A Playground Without Equipment
Instead of installing prefabricated equipment, XISUI built the playground from 3D-printed concrete boulders. These forms work as climbing walls, tunnels, bridges, slides, and seating, turning geology into architecture. In nature, a boulder is mass and permanence, while in the park, it becomes a platform for play. This reframes the playground as open terrain rather than a fenced zone, embedding play within the wider landscape.

Five Themed Zones in Yunwan Garden
Boulder Playground is one of five themed zones within Yunwan Garden, alongside Water Garden, Forest Garden, Stone Garden, and Flower Garden. Play elements such as swings, trampolines, climbing nets, and water features are embedded directly into the terrain. The park reads as a continuous landscape rather than a collection of separate structures.

How 3D-Printed Concrete Builds Without Formwork
While the design references natural forms, its construction depends on robotics. XISUI used robotic-arm-controlled 3D printing to fabricate the playground’s structures. The process extrudes concrete in layered ribbons, eliminating the need for formwork and allowing free-form geometries with striated textures that echo rock formations.

The printed material reaches a compressive strength of 50 MPa, stronger than the C40 grade common in standard construction, ensuring durability and safety under heavy use. The structures stand both robust and softened, a “new stone” whose stratified surfaces read as geological while revealing their machine-made origins.
Unlike traditional playgrounds, Boulder Park is not a flat surface populated with equipment. Instead, it is a continuous terrain that children traverse like a canyon, weaving through caves, ridges, slopes, and channels.

Each printed element was designed to perform multiple roles.

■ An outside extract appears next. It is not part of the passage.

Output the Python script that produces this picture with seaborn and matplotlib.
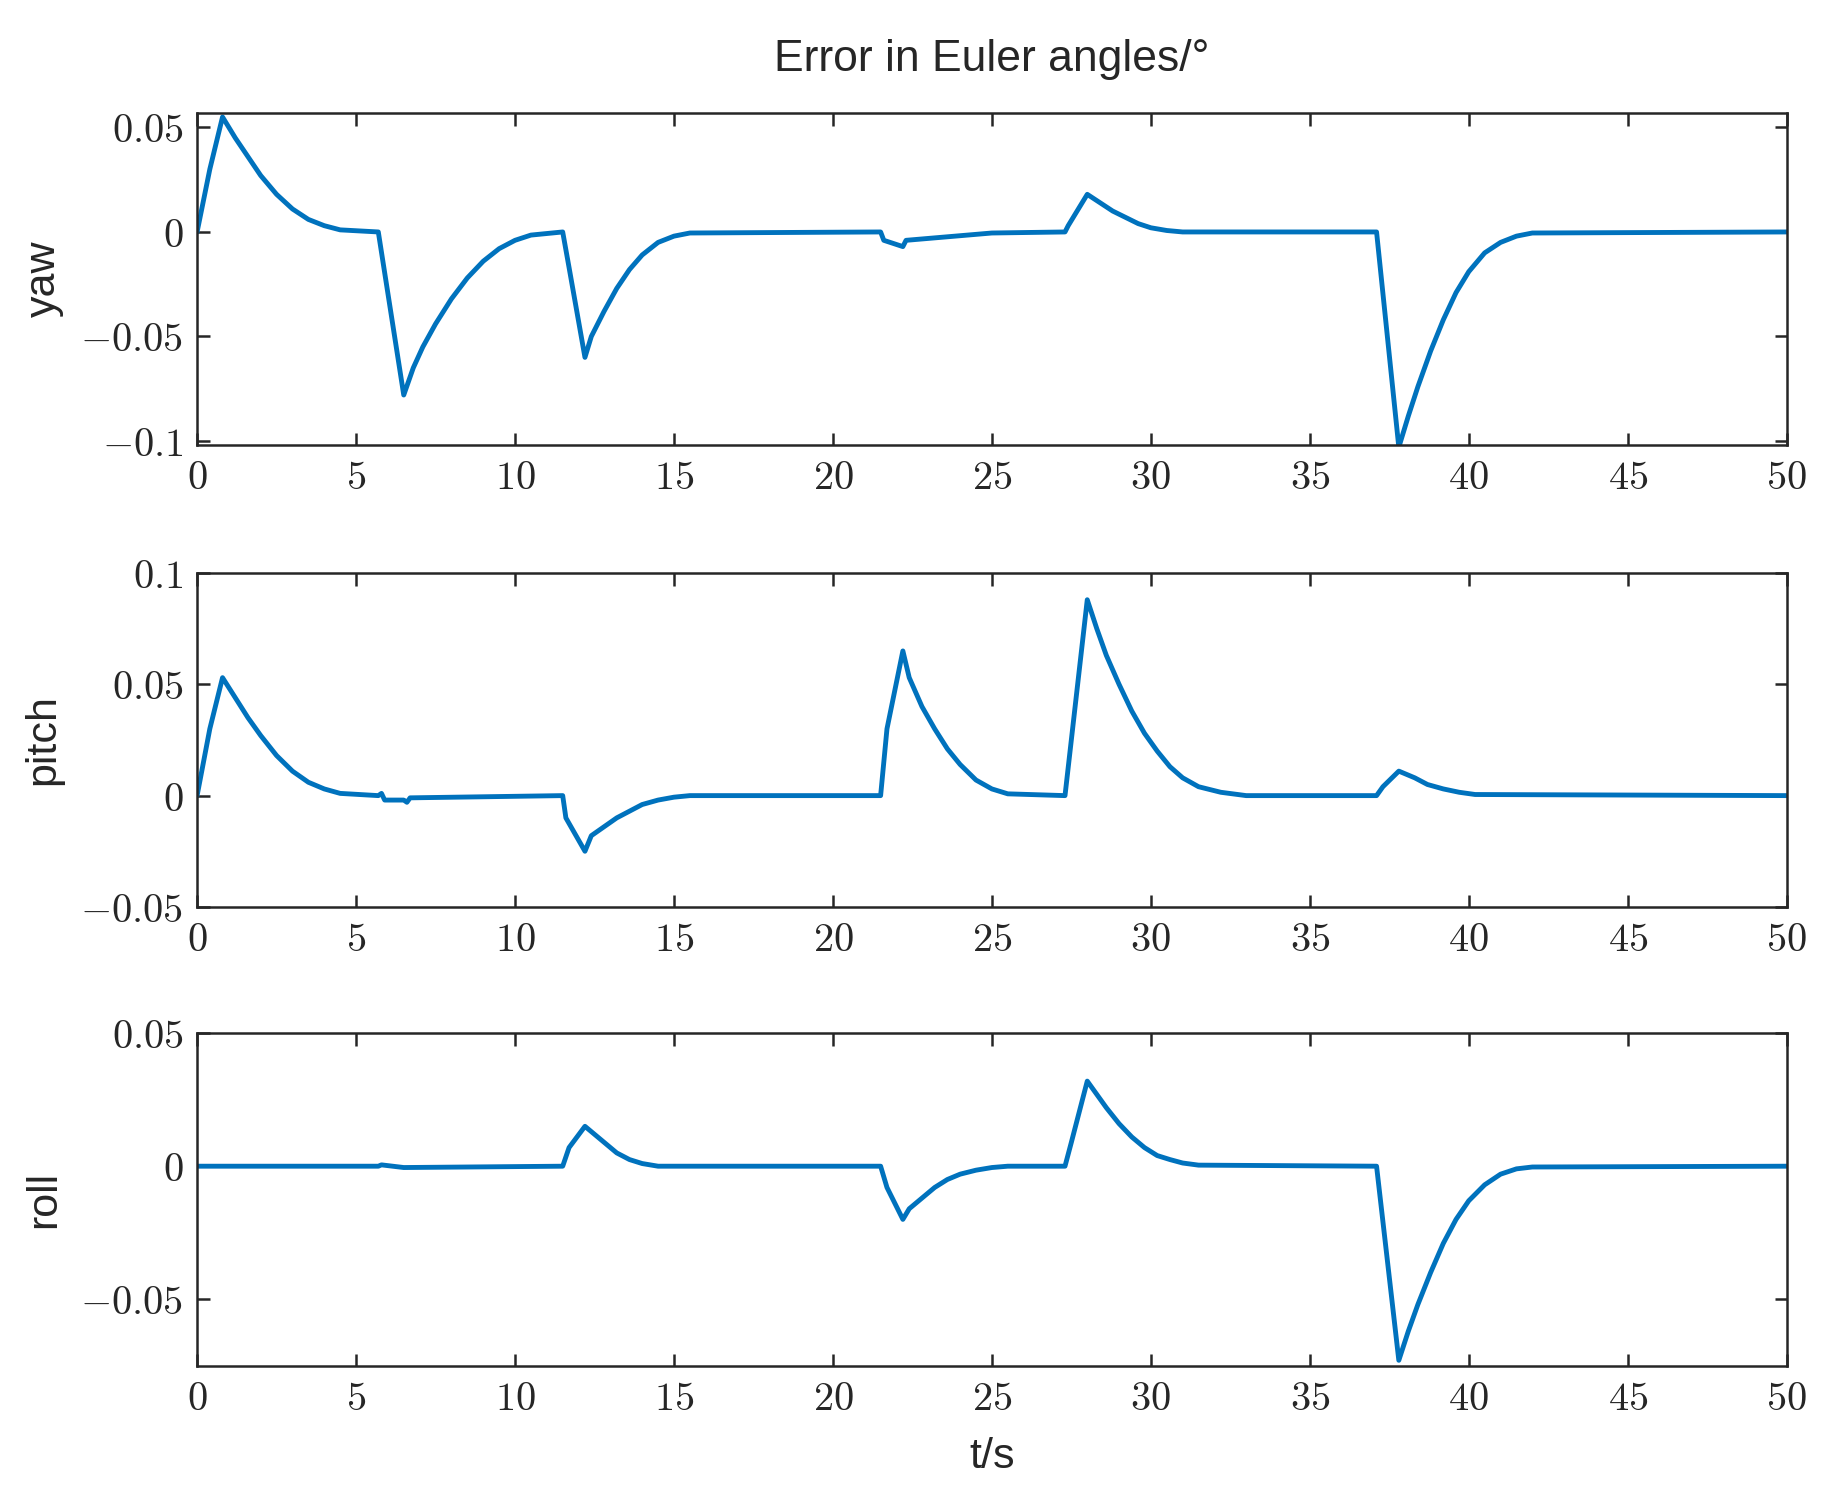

A cavity doubles as a climbing tunnel, a ridge functions as a slide, and an outcrop becomes informal seating. Edges are softened, corners rounded, and surfaces scaled for children’s bodies, embedding safety into the form itself. The design reframes concrete, which is often associated with infrastructure and mass housing, as a material for tactile exploration.

Landscape as a Laboratory for Digital Construction
XISUI’s lead designer, Yihao Hu, sees landscape as an ideal testing ground for architectural printing. The structural demands are less intense than those of full buildings, allowing greater freedom in exploring fabrication techniques.
Yet the technical challenges, like reinforcement detailing, curing conditions, and load distribution, are complex enough to advance research and push innovation. “The landscape allows us to experiment with form, texture, and assembly in ways that point toward architecture’s future,” Hu explains. In this sense, Boulder Park is both a children’s playground and a laboratory for digital construction.

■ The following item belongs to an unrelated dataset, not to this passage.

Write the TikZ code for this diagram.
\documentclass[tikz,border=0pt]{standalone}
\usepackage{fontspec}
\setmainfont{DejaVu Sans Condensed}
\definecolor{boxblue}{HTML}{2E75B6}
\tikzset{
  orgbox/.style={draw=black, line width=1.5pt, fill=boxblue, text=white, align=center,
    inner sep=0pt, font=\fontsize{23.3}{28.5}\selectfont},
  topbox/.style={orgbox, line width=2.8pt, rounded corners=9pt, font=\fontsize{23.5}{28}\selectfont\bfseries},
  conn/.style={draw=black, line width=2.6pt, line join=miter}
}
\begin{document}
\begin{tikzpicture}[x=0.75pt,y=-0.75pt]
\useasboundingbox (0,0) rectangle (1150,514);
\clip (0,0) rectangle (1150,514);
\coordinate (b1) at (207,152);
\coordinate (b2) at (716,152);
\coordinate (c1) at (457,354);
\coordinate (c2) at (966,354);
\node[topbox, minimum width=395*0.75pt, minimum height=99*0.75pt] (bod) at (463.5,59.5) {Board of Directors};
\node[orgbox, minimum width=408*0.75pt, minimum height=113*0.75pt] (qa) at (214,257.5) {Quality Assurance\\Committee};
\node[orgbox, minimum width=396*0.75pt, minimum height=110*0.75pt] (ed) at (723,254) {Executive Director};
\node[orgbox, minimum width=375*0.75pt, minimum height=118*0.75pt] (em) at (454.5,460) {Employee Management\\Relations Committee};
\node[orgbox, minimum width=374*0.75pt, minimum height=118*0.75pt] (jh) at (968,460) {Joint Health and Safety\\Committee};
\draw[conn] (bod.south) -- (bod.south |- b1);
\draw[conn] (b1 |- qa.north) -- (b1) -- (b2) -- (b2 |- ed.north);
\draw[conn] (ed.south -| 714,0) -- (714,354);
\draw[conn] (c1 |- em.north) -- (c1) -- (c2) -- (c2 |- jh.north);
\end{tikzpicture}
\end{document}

What sets Boulder Park apart from experimental pavilions or exhibitions is its place in daily life. It is not a temporary installation but a neighborhood playground, used constantly by children, parents, and residents. Innovation here is not put on display for specialists but folded into routine community use.

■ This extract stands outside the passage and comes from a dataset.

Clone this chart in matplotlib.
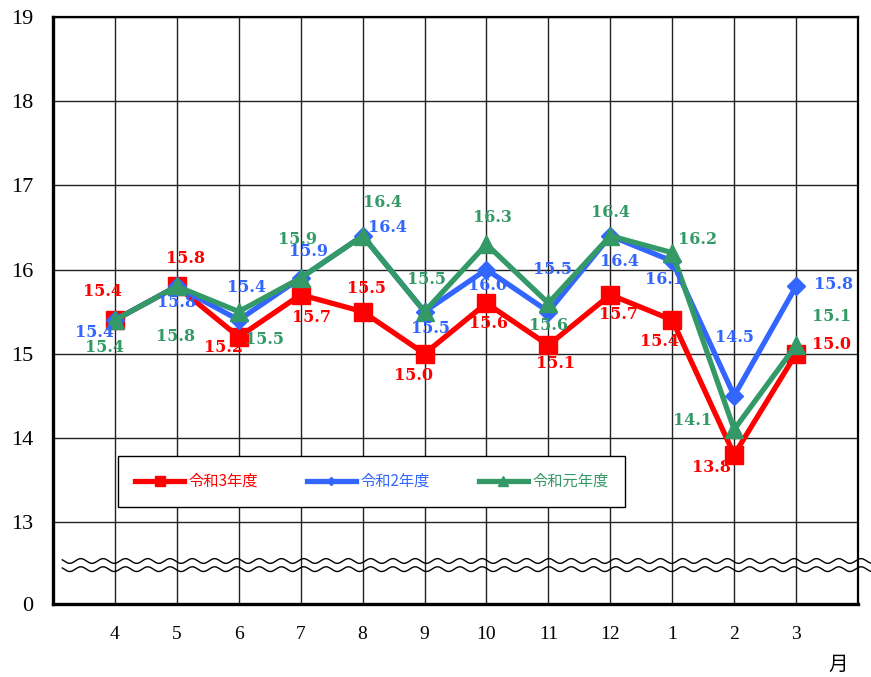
import numpy as np
import matplotlib
matplotlib.use("Agg")
import matplotlib.pyplot as plt

# ==============================================================================
# データ
# ==============================================================================
months = ["4", "5", "6", "7", "8", "9", "10", "11", "12", "1", "2", "3"]
r3_vals = [15.4, 15.8, 15.2, 15.7, 15.5, 15.0, 15.6, 15.1, 15.7, 15.4, 13.8, 15.0]
r2_vals = [15.4, 15.8, 15.4, 15.9, 16.4, 15.5, 16.0, 15.5, 16.4, 16.1, 14.5, 15.8]
r1_vals = [15.4, 15.8, 15.5, 15.9, 16.4, 15.5, 16.3, 15.6, 16.4, 16.2, 14.1, 15.1]
series_names = ["令和3年度", "令和2年度", "令和元年度"]
y_ticks = [13, 14, 15, 16, 17, 18, 19]

# ラベル位置 (pixel offset)
r3_off = [(-12, 29), (9, 28), (-15, -11), (11, -23), (4, 23), (-11, -22),
          (2, -20), (7, -18), (8, -20), (-13, -21), (-23, -13), (35, 9)]
r2_off = [(-20, -12), (0, -16), (8, 33), (8, 26), (25, 8), (6, -17),
          (1, -16), (4, 42), (9, -26), (-8, -18), (0, 58), (37, 2)]
r1_off = [(-10, -27), (-1, -50), (26, -28), (-3, 38), (20, 33), (2, 32),
          (6, 27), (0, -22), (0, 23), (25, 13), (-42, 9), (35, 29)]

colors = ["#FF0000", "#3366FF", "#339966"]
markers = ["s", "D", "^"]
msizes = [13, 9, 13]

Y_BOTTOM = 12.026  # 軸の省略部分 ("0")

fig = plt.figure(figsize=(8.71, 6.77), dpi=100)
ax = fig.add_axes([53 / 871, 73 / 677, 805 / 871, 587 / 677])

x = np.arange(1, len(months) + 1)
all_vals = [r3_vals, r2_vals, r1_vals]
all_off = [r3_off, r2_off, r1_off]

for vals, offs, name, c, m, ms in zip(all_vals, all_off, series_names, colors, markers, msizes):
    ax.plot(x, vals, color=c, lw=3.8, marker=m, markersize=ms, label=name, zorder=3)
    for xi, v, (dx, dy) in zip(x, vals, offs):
        ax.annotate(f"{v:.1f}", (xi, v), xytext=(dx, dy), textcoords="offset pixels",
                    ha="center", va="center", color=c, fontsize=11.5,
                    fontweight="bold", family="DejaVu Serif", zorder=4)

ax.set_xlim(0, 13)
ax.set_ylim(Y_BOTTOM, 19)
ax.set_xticks(x)
ax.set_xticklabels(months, family="Liberation Serif", fontsize=14)
ax.set_yticks([Y_BOTTOM] + y_ticks)
ax.set_yticklabels(["0"] + [str(t) for t in y_ticks], family="Liberation Serif", fontsize=16)
ax.tick_params(axis="both", length=0)
ax.tick_params(axis="y", pad=14)
ax.tick_params(axis="x", pad=16)
ax.grid(True, color="#222222", lw=1.0)
ax.set_axisbelow(True)
for side in ["top", "right"]:
    ax.spines[side].set_linewidth(1.6)
for side in ["left", "bottom"]:
    ax.spines[side].set_linewidth(2.4)

# 省略記号（波線）
wx = np.linspace(0.15, 13.25, 800)
for y0 in [12.537, 12.44]:
    ax.plot(wx, y0 + 0.028 * np.sin(2 * np.pi * wx / 0.36), color="black", lw=1.0,
            clip_on=False, zorder=2)

leg = ax.legend(loc="center", bbox_to_anchor=(0.396, 0.2085), ncol=3, frameon=True,
                fancybox=False, edgecolor="black", framealpha=1, markerscale=0.5,
                handlelength=3.2, handletextpad=0.3, columnspacing=3.2, borderpad=1.1,
                prop={"family": "Noto Sans CJK JP", "size": 11})
leg.get_frame().set_linewidth(1.0)
for txt, c in zip(leg.get_texts(), colors):
    txt.set_color(c)

fig.text(838 / 871, 1 - 664 / 677, "月", ha="center", va="center", fontsize=14,
         family="Noto Sans CJK JP")

fig.savefig("out.png", dpi=100)
plt.close(fig)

And that change matters. The project shows how 3D-printed construction can move beyond prototypes and exhibitions to function as durable public infrastructure. For designers, it offers a case study in scaling robotic printing. For residents, it simply provides a landscape for play. By pairing new fabrication methods with forms drawn from geology, XISUI created a setting that feels both futuristic and familiar.
As children climb its striated surfaces, they are not only playing. They are growing up inside a new 3D-printed architecture shaped by nature and technology.